> **SET PROBLEM**
Starting with the first line of the data below, copy each line up to and including the one containing "(debit) at (7.758,0.812)". Pictures stay out.
%%
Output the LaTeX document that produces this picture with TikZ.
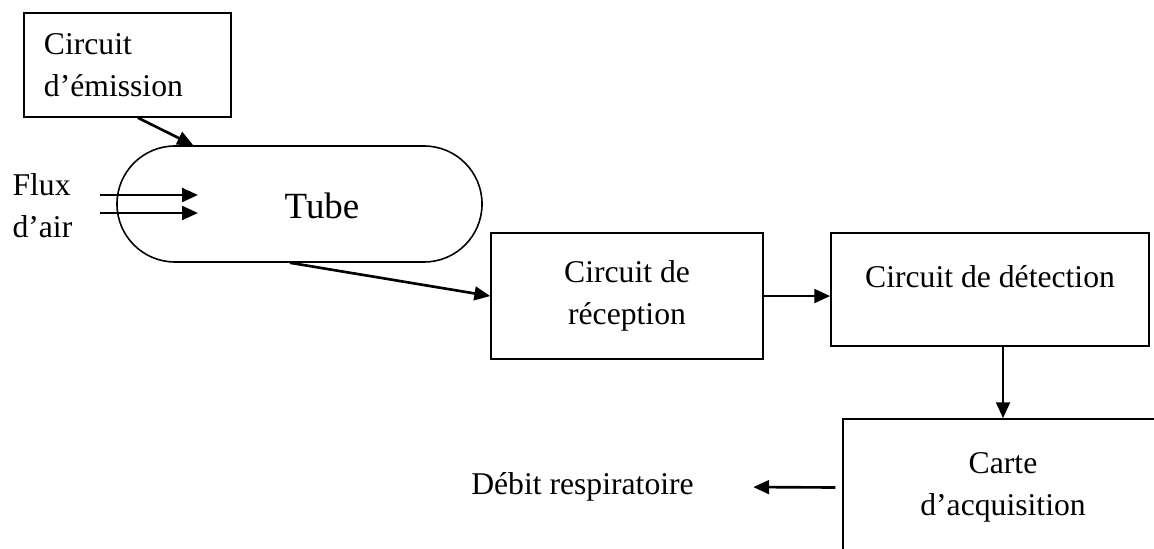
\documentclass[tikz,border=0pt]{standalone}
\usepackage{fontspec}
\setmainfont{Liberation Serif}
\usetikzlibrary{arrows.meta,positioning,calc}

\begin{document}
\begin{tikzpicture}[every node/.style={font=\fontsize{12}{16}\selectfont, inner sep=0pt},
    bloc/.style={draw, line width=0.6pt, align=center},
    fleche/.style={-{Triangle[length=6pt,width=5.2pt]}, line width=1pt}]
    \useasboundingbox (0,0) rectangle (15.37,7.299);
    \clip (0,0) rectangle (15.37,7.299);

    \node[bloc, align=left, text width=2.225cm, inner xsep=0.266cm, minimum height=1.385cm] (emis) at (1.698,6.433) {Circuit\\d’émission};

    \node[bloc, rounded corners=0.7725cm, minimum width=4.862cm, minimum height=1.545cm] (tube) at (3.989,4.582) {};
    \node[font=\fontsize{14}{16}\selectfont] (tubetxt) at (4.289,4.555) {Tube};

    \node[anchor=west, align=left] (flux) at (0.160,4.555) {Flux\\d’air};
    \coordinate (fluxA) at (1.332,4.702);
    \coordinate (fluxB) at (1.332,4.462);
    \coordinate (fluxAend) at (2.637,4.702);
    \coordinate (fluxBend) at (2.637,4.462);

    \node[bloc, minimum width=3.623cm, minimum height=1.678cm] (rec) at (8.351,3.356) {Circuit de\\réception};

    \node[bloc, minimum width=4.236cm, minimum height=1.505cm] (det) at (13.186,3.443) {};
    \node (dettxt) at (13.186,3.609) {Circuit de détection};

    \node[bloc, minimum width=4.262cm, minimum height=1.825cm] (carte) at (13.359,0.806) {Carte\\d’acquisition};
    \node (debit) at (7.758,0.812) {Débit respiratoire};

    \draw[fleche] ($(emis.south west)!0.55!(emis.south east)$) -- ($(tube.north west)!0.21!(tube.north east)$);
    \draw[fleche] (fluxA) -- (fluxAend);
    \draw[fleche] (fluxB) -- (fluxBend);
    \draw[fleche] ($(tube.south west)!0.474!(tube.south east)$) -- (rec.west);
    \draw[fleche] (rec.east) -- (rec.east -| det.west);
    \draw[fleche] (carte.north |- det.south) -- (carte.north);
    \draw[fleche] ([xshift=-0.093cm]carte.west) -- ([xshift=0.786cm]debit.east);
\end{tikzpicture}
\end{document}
%%
> **THE COMPLETED TASK**
Output the LaTeX document that produces this picture with TikZ.
\documentclass[tikz,border=0pt]{standalone}
\usepackage{fontspec}
\setmainfont{Liberation Serif}
\usetikzlibrary{arrows.meta,positioning,calc}

\begin{document}
\begin{tikzpicture}[every node/.style={font=\fontsize{12}{16}\selectfont, inner sep=0pt},
    bloc/.style={draw, line width=0.6pt, align=center},
    fleche/.style={-{Triangle[length=6pt,width=5.2pt]}, line width=1pt}]
    \useasboundingbox (0,0) rectangle (15.37,7.299);
    \clip (0,0) rectangle (15.37,7.299);

    \node[bloc, align=left, text width=2.225cm, inner xsep=0.266cm, minimum height=1.385cm] (emis) at (1.698,6.433) {Circuit\\d’émission};

    \node[bloc, rounded corners=0.7725cm, minimum width=4.862cm, minimum height=1.545cm] (tube) at (3.989,4.582) {};
    \node[font=\fontsize{14}{16}\selectfont] (tubetxt) at (4.289,4.555) {Tube};

    \node[anchor=west, align=left] (flux) at (0.160,4.555) {Flux\\d’air};
    \coordinate (fluxA) at (1.332,4.702);
    \coordinate (fluxB) at (1.332,4.462);
    \coordinate (fluxAend) at (2.637,4.702);
    \coordinate (fluxBend) at (2.637,4.462);

    \node[bloc, minimum width=3.623cm, minimum height=1.678cm] (rec) at (8.351,3.356) {Circuit de\\réception};

    \node[bloc, minimum width=4.236cm, minimum height=1.505cm] (det) at (13.186,3.443) {};
    \node (dettxt) at (13.186,3.609) {Circuit de détection};

    \node[bloc, minimum width=4.262cm, minimum height=1.825cm] (carte) at (13.359,0.806) {Carte\\d’acquisition};
    \node (debit) at (7.758,0.812) {Débit respiratoire};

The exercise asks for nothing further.